■ **REQUIRED WORK**: Single out each line with the word "chart" and copy it.
[start]
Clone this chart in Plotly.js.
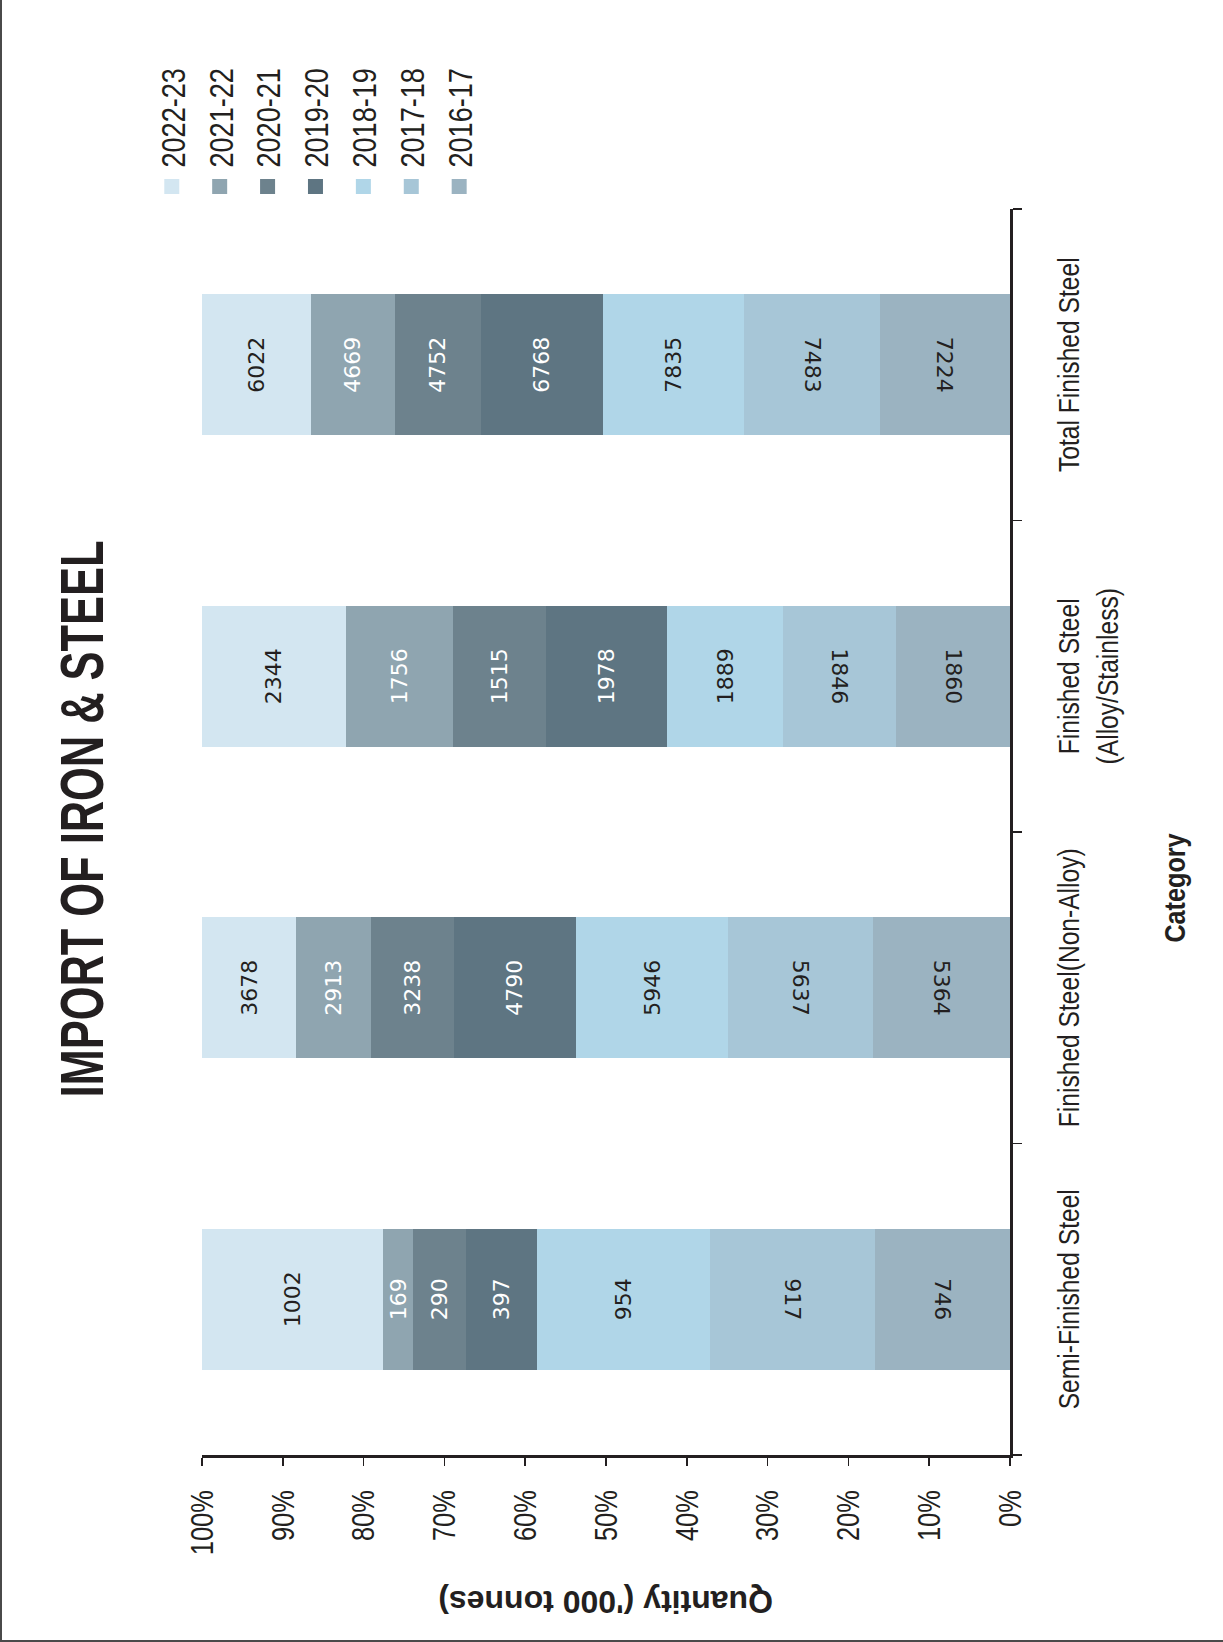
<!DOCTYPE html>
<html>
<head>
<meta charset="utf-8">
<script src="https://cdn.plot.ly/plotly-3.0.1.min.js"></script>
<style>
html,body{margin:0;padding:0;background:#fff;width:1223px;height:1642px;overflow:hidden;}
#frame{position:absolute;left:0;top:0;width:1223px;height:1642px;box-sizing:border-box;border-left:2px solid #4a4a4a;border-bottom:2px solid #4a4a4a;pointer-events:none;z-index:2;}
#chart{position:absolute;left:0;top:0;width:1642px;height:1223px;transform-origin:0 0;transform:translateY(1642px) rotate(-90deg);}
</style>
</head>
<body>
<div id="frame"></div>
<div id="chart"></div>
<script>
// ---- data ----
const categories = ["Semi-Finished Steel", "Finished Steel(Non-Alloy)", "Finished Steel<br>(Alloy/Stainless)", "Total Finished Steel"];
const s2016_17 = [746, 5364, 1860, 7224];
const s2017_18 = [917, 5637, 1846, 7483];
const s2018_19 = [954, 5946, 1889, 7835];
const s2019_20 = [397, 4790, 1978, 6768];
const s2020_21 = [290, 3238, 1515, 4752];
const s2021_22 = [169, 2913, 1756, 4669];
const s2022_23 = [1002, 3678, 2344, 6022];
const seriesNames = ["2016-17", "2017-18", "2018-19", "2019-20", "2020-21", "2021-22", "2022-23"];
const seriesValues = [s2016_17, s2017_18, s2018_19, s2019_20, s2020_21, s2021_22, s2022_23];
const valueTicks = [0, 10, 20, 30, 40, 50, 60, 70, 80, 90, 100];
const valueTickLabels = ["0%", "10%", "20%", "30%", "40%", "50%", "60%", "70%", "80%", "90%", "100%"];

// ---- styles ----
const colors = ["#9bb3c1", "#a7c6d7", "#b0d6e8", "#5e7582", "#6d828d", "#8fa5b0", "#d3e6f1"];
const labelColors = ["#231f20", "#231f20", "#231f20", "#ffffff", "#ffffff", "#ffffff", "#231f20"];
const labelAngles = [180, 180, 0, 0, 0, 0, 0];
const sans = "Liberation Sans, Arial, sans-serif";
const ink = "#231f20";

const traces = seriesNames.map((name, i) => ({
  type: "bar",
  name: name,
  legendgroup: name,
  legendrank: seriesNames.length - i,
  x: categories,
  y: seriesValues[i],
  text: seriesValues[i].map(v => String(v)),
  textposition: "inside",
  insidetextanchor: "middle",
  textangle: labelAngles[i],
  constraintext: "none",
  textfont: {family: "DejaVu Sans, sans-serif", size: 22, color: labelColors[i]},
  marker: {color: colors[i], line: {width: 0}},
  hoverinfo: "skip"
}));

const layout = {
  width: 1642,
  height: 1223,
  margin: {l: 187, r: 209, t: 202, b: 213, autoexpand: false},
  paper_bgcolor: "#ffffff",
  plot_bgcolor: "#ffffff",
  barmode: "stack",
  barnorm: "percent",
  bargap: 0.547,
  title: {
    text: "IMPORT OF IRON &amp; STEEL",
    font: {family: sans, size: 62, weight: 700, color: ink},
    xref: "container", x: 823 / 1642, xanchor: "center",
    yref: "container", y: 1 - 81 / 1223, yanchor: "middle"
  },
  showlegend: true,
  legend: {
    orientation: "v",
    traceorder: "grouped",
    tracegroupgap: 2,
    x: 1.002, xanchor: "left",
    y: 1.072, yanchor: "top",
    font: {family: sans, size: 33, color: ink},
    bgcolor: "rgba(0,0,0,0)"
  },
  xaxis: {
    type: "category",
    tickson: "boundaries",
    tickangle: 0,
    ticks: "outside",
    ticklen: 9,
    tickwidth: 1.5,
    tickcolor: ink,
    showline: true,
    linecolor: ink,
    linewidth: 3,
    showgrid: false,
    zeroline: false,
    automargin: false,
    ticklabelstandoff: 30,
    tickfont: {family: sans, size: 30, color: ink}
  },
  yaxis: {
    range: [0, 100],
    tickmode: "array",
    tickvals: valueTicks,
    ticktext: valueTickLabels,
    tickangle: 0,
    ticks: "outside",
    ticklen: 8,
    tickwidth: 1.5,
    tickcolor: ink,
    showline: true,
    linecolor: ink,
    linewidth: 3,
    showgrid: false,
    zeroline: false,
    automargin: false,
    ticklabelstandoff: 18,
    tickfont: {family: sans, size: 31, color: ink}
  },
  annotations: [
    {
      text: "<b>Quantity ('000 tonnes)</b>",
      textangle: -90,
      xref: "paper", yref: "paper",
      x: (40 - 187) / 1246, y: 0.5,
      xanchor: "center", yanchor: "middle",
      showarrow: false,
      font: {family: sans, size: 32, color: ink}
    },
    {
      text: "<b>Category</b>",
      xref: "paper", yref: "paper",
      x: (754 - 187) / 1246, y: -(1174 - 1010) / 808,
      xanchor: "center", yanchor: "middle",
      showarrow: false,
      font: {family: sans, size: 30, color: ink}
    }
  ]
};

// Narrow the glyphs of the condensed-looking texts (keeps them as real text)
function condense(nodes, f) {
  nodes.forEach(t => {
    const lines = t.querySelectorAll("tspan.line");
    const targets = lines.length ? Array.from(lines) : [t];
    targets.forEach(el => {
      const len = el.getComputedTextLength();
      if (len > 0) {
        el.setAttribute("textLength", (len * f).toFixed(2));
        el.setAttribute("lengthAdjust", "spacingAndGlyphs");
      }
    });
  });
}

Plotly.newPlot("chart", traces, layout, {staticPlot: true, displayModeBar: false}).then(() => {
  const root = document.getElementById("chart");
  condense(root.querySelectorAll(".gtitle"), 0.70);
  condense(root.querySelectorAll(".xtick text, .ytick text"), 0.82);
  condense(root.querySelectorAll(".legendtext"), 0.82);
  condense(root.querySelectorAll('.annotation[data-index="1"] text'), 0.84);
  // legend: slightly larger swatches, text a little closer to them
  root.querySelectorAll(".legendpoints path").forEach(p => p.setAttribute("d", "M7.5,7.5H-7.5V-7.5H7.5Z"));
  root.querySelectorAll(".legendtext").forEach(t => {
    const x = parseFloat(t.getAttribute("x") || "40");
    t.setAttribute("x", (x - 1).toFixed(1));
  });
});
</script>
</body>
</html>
[end]
■ **ANSWER TO THIS TASK**:
Clone this chart in Plotly.js.
#chart{position:absolute;left:0;top:0;width:1642px;height:1223px;transform-origin:0 0;transform:translateY(1642px) rotate(-90deg);}
<div id="chart"></div>
Plotly.newPlot("chart", traces, layout, {staticPlot: true, displayModeBar: false}).then(() => {
  const root = document.getElementById("chart");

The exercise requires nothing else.